It can be difficult at times being a caregiver to a person with dementia. Without help from those who’ve been there, it’s easy to get overwhelmed. As the disease progresses, the person loses skills and abilities that were once natural, requiring more help from you. He or she may engage in unusual or unsafe behaviors that are challenging to cope with, like hoarding or wandering. Low stress thresholds turn seemingly simple things, like a noise or a particular tone of voice, into triggers that can bring on anger or other kinds of stress.
Sometimes it seems that as soon as you’ve learned how to cope with one situation, things change again. Interventions that worked yesterday no longer work today, or a new difficult behavior emerges. And sometimes a person’s skills, behavior, and memory fluctuate wildly from day-to-day or even within a single day.
There’s no magic wand, but with the right know-how, you can make caregiving easier and safer.
Although most dementias are not curable, there are many positive things you can do to control the symptoms of dementia, including medication, home safety, and care management techniques. This can go a long way toward helping the person still live a meaningful life – to best of their own, unique ability.
Dementia is a brain disorder that seriously affects a person’s ability to carry out daily activities. They lose their ability to solve problems and maintain emotional control, and they may experience personality changes and behavioral problems, such as agitation, delusions, and hallucinations.
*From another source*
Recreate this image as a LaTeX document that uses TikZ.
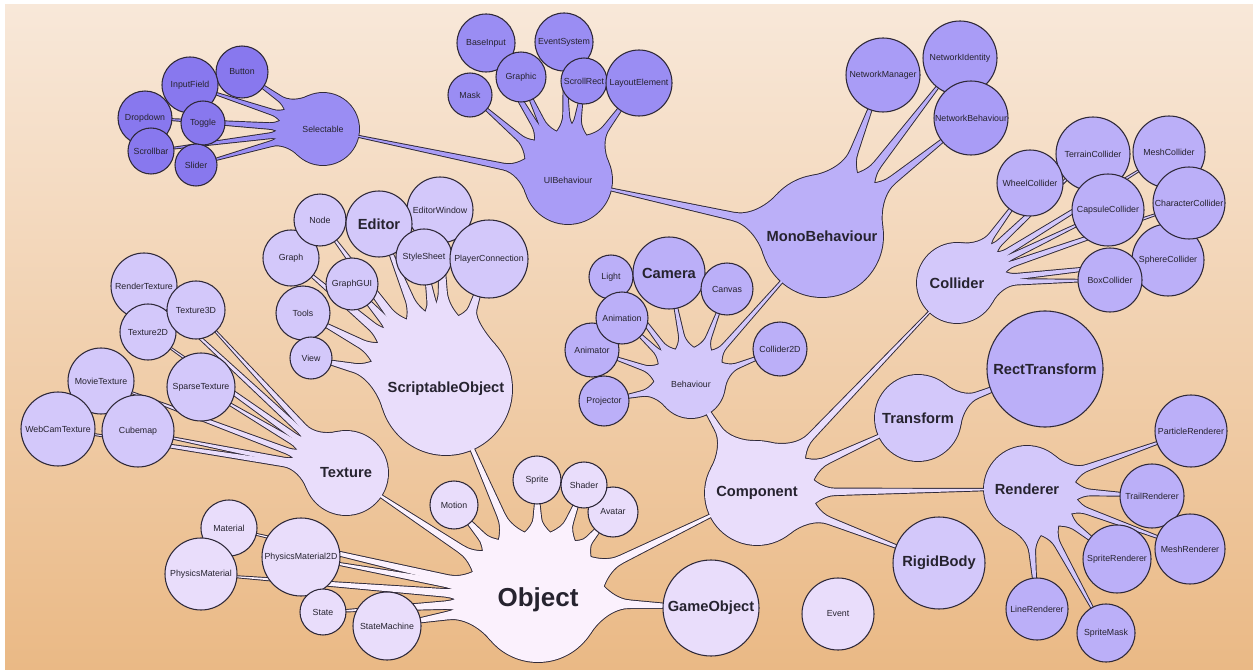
\documentclass[tikz,border=0pt]{standalone}
\usepackage{fontspec}
\setmainfont{Liberation Sans}
\usetikzlibrary{calc}

\pgfdeclarelayer{bg}
\pgfdeclarelayer{tentstroke}
\pgfdeclarelayer{tentfill}
\pgfsetlayers{bg,tentstroke,tentfill,main}

% class colours, from the root outwards
\definecolor{c0}{HTML}{FBF1FD}
\definecolor{c1}{HTML}{E9DDFB}
\definecolor{c2}{HTML}{D3C8FA}
\definecolor{c3}{HTML}{BBAFF8}
\definecolor{c4}{HTML}{A99CF6}
\definecolor{c5}{HTML}{9A8DF3}
\definecolor{c6}{HTML}{8878EE}
\definecolor{edge}{HTML}{2E2838}
\definecolor{ink}{HTML}{26232F}
\definecolor{bgtop}{HTML}{F8E8D9}
\definecolor{bgbot}{HTML}{EAB985}

\newcommand\fsmall{\fontsize{6.6}{7.5}\selectfont}
\newcommand\fbig{\fontsize{11}{13}\selectfont\bfseries}
\newcommand\fhuge{\fontsize{19.5}{22}\selectfont\bfseries}
\newcommand\lb[1]{\makebox[0pt]{#1}}

\tikzset{
  ball/.style={circle, inner sep=0pt, outer sep=0pt, minimum size=#1*1.5pt,
               text=ink, font=\fsmall},
  hub/.style={ball=#1},
  leaf/.style={ball=#1, draw=edge, line width=0.8pt},
  big/.style={font=\fbig},
  tstroke/.style={draw=edge, line width=1.4pt},
}

% tapered branch from a parent disc (#1) to a child disc (#2);
% the let-values below already carry their pt unit
\newcommand\tentdraw[3]{%
  \path[#3, line join=round] let
    \p1=(#1.center), \p2=(#2.center), \p3=(#1.east), \p4=(#2.east),
    \n{a}={atan2(\y2-\y1,\x2-\x1)},
    \n{R}={\x3-\x1},
    \n{D}={veclen(\x2-\x1,\y2-\y1)},
    \n{r}={\x4-\x2},
    \n{N}={min(1.5*\n{R},\n{R}+0.6*(\n{D}-\n{R}-\n{r}))},
    \n{f}={\n{N}-\n{R}},
    \n{w}={0.05*\n{R}+0.5pt},
    \n{k}={0.55*\n{f}},
    \n{h}={\n{N}-0.5*\n{f}}
  in
    ($(\p1)+(\n{a}+30:\n{R})$)
    .. controls +(\n{a}-60:\n{k}) and ($(\p1)+(\n{a}:\n{h})+(\n{a}+90:\n{w})$)
    .. ($(\p1)+(\n{a}:\n{N})+(\n{a}+90:\n{w})$)
    -- (\p2)
    -- ($(\p1)+(\n{a}:\n{N})+(\n{a}-90:\n{w})$)
    .. controls ($(\p1)+(\n{a}:\n{h})+(\n{a}-90:\n{w})$) and ($(\p1)+(\n{a}-30:\n{R})+(\n{a}+60:\n{k})$)
    .. ($(\p1)+(\n{a}-30:\n{R})$)
    -- cycle;
}
\newcommand\hubring[1]{%
  \path[tstroke] let \p1=(#1.center), \p2=(#1.east) in (\p1) circle[radius=\x2-\x1];}
\newcommand\hubgroup[3]{%
  \begin{pgfonlayer}{tentstroke}
    \hubring{#1}
    \foreach \ch in {#3}{\tentdraw{#1}{\ch}{tstroke}}
  \end{pgfonlayer}
  \begin{pgfonlayer}{tentfill}
    \foreach \ch in {#3}{\tentdraw{#1}{\ch}{fill=#2}}
  \end{pgfonlayer}
}

\begin{document}
\begin{tikzpicture}[x=0.75pt, y=-0.75pt]
\useasboundingbox (0,0) rectangle (1253,670);
\begin{pgfonlayer}{bg}
  \fill[white] (0,0) rectangle (1253,670);
  \shade[top color=bgtop, bottom color=bgbot] (5,5) rectangle (1253,670);
\end{pgfonlayer}

% ---- hubs (outline comes from the branch layer) ----
\node[hub=62, fill=c0, font=\fhuge] (Object) at (538,600) {\lb{Object}};
\node[hub=42, fill=c1, big] (Texture) at (346,473) {\lb{Texture}};
\node[hub=66, fill=c1, big] (ScriptableObject) at (446,389) {\lb{ScriptableObject}};
\node[hub=52, fill=c1, big] (Component) at (757,493) {\lb{Component}};
\node[hub=34, fill=c2] (Behaviour) at (691,384) {\lb{Behaviour}};
\node[hub=40, fill=c2, big] (Collider) at (957,283) {\lb{Collider}};
\node[hub=43, fill=c2, big] (Transform) at (918,418) {\lb{Transform}};
\node[hub=43, fill=c2, big] (Renderer) at (1027,489) {\lb{Renderer}};
\node[hub=61, fill=c3, big] (MonoBehaviour) at (822,236) {\lb{MonoBehaviour}};
\node[hub=44, fill=c4] (UIBehaviour) at (568,180) {\lb{UIBehaviour}};
\node[hub=36, fill=c5] (Selectable) at (323,129) {\lb{Selectable}};

% ---- leaves under Object ----
\node[leaf=48, fill=c1, big] (GameObject) at (711,608) {\lb{GameObject}};
\node[leaf=36, fill=c1] (Event) at (838,614) {\lb{Event}};
\node[leaf=24, fill=c1] (Motion) at (454,505) {\lb{Motion}};
\node[leaf=24, fill=c1] (Sprite) at (537,480) {\lb{Sprite}};
\node[leaf=25, fill=c1] (Avatar) at (613,512) {\lb{Avatar}};
\node[leaf=23, fill=c1] (Shader) at (584,485) {\lb{Shader}};
\node[leaf=28, fill=c1] (Material) at (229,528) {\lb{Material}};
\node[leaf=36, fill=c1] (PhysicsMaterial) at (201,574) {\lb{PhysicsMaterial}};
\node[leaf=39, fill=c1] (PhysicsMaterial2D) at (301,557) {\lb{PhysicsMaterial2D}};
\node[leaf=23, fill=c1] (State) at (323,612) {\lb{State}};
\node[leaf=34, fill=c1] (StateMachine) at (387,626) {\lb{StateMachine}};

% ---- Texture family ----
\node[leaf=33, fill=c2] (RenderTexture) at (144,286) {\lb{RenderTexture}};
\node[leaf=28, fill=c2] (Texture2D) at (148,332) {\lb{Texture2D}};
\node[leaf=29, fill=c2] (Texture3D) at (196,310) {\lb{Texture3D}};
\node[leaf=33, fill=c2] (MovieTexture) at (101,381) {\lb{MovieTexture}};
\node[leaf=37, fill=c2] (WebCamTexture) at (58,429) {\lb{WebCamTexture}};
\node[leaf=36, fill=c2] (Cubemap) at (138,431) {\lb{Cubemap}};
\node[leaf=34, fill=c2] (SparseTexture) at (201,387) {\lb{SparseTexture}};

% ---- ScriptableObject family ----
\node[leaf=28, fill=c2] (Graph) at (291,258) {\lb{Graph}};
\node[leaf=26, fill=c2] (Node) at (320,220) {\lb{Node}};
\node[leaf=33, fill=c2] (EditorWindow) at (440,210) {\lb{EditorWindow}};
\node[leaf=33, fill=c2, big] (Editor) at (379,224) {\lb{Editor}};
\node[leaf=28, fill=c2] (StyleSheet) at (424,257) {\lb{StyleSheet}};
\node[leaf=39, fill=c2] (PlayerConnection) at (489,259) {\lb{PlayerConnection}};
\node[leaf=26, fill=c2] (GraphGUI) at (352,284) {\lb{GraphGUI}};
\node[leaf=27, fill=c2] (Tools) at (303,313) {\lb{Tools}};
\node[leaf=21, fill=c2] (View) at (311,358) {\lb{View}};

% ---- Component family ----
\node[leaf=46, fill=c2, big] (RigidBody) at (939,563) {\lb{RigidBody}};
\node[leaf=58, fill=c3, big] (RectTransform) at (1045,369) {\lb{RectTransform}};

\node[leaf=22, fill=c3] (Light) at (611,277) {\lb{Light}};
\node[leaf=36, fill=c3, big] (Camera) at (669,273) {\lb{Camera}};
\node[leaf=26, fill=c3] (Canvas) at (727,289) {\lb{Canvas}};
\node[leaf=27, fill=c3] (Animator) at (592,350) {\lb{Animator}};
\node[leaf=26, fill=c3] (Animation) at (622,318) {\lb{Animation}};
\node[leaf=25, fill=c3] (Projector) at (604,401) {\lb{Projector}};
\node[leaf=27, fill=c3] (Collider2D) at (780,349) {\lb{Collider2D}};

\node[leaf=37, fill=c3] (TerrainCollider) at (1093,154) {\lb{TerrainCollider}};
\node[leaf=36, fill=c3] (MeshCollider) at (1169,152) {\lb{MeshCollider}};
\node[leaf=36, fill=c3] (SphereCollider) at (1168,260) {\lb{SphereCollider}};
\node[leaf=33, fill=c3] (WheelCollider) at (1030,183) {\lb{WheelCollider}};
\node[leaf=36, fill=c3] (CapsuleCollider) at (1108,210) {\lb{CapsuleCollider}};
\node[leaf=36, fill=c3] (CharacterCollider) at (1189,203) {\lb{CharacterCollider}};
\node[leaf=32, fill=c3] (BoxCollider) at (1110,280) {\lb{BoxCollider}};

\node[leaf=36, fill=c3] (ParticleRenderer) at (1191,431) {\lb{ParticleRenderer}};
\node[leaf=32, fill=c3] (TrailRenderer) at (1152,496) {\lb{TrailRenderer}};
\node[leaf=35, fill=c3] (MeshRenderer) at (1190,549) {\lb{MeshRenderer}};
\node[leaf=34, fill=c3] (SpriteRenderer) at (1117,559) {\lb{SpriteRenderer}};
\node[leaf=31, fill=c3] (LineRenderer) at (1037,609) {\lb{LineRenderer}};
\node[leaf=29, fill=c3] (SpriteMask) at (1106,633) {\lb{SpriteMask}};

% ---- MonoBehaviour family ----
\node[leaf=37, fill=c4] (NetworkManager) at (883,75) {\lb{NetworkManager}};
\node[leaf=37, fill=c4] (NetworkIdentity) at (960,58) {\lb{NetworkIdentity}};
\node[leaf=37, fill=c4] (NetworkBehaviour) at (971,118) {\lb{NetworkBehaviour}};

\node[leaf=29, fill=c5] (BaseInput) at (486,43) {\lb{BaseInput}};
\node[leaf=29, fill=c5] (EventSystem) at (564,42) {\lb{EventSystem}};
\node[leaf=22, fill=c5] (Mask) at (470,95) {\lb{Mask}};
\node[leaf=25, fill=c5] (Graphic) at (521,77) {\lb{Graphic}};
\node[leaf=23, fill=c5] (ScrollRect) at (584,81) {\lb{ScrollRect}};
\node[leaf=33, fill=c5] (LayoutElement) at (639,83) {\lb{LayoutElement}};

\node[leaf=26, fill=c6] (Button) at (242,72) {\lb{Button}};
\node[leaf=28, fill=c6] (InputField) at (190,85) {\lb{InputField}};
\node[leaf=27, fill=c6] (Dropdown) at (145,118) {\lb{Dropdown}};
\node[leaf=23, fill=c6] (Scrollbar) at (151,151) {\lb{Scrollbar}};
\node[leaf=22, fill=c6] (Toggle) at (203,123) {\lb{Toggle}};
\node[leaf=21, fill=c6] (Slider) at (196,165) {\lb{Slider}};

% ---- branches ----
\hubgroup{Object}{c0}{Texture,ScriptableObject,Motion,Sprite,Shader,Avatar,Component,GameObject,Material,PhysicsMaterial,PhysicsMaterial2D,State,StateMachine}
\hubgroup{Texture}{c1}{RenderTexture,Texture3D,Texture2D,MovieTexture,WebCamTexture,Cubemap,SparseTexture}
\hubgroup{ScriptableObject}{c1}{Node,Editor,EditorWindow,Graph,StyleSheet,PlayerConnection,GraphGUI,Tools,View}
\hubgroup{Component}{c1}{Behaviour,Collider,Transform,Renderer,RigidBody}
\hubgroup{Behaviour}{c2}{Light,Camera,Canvas,Animation,Animator,Projector,Collider2D,MonoBehaviour}
\hubgroup{MonoBehaviour}{c3}{NetworkManager,NetworkIdentity,NetworkBehaviour,UIBehaviour}
\hubgroup{UIBehaviour}{c4}{Mask,Graphic,BaseInput,EventSystem,ScrollRect,LayoutElement,Selectable}
\hubgroup{Selectable}{c5}{Button,InputField,Dropdown,Toggle,Scrollbar,Slider}
\hubgroup{Collider}{c2}{WheelCollider,TerrainCollider,MeshCollider,CapsuleCollider,CharacterCollider,SphereCollider,BoxCollider}
\hubgroup{Transform}{c2}{RectTransform}
\hubgroup{Renderer}{c2}{ParticleRenderer,TrailRenderer,MeshRenderer,SpriteRenderer,LineRenderer,SpriteMask}
\end{tikzpicture}
\end{document}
Symptoms of dementia can be caused by various conditions, including Alzheimer’s disease, vascular dementia (or stroke), Lewy body dementia, frontotemporal dementia (FTD), Huntington’s disease, and Creutzfeldt-Jakob disease.
Reversible conditions with symptoms of dementia can be caused by a high fever, dehydration, vitamin deficiency, and poor nutrition, bad reactions to medicines, problems with the thyroid gland, or a minor head injury. Medical conditions like these can be serious and should be treated by a doctor as soon as possible.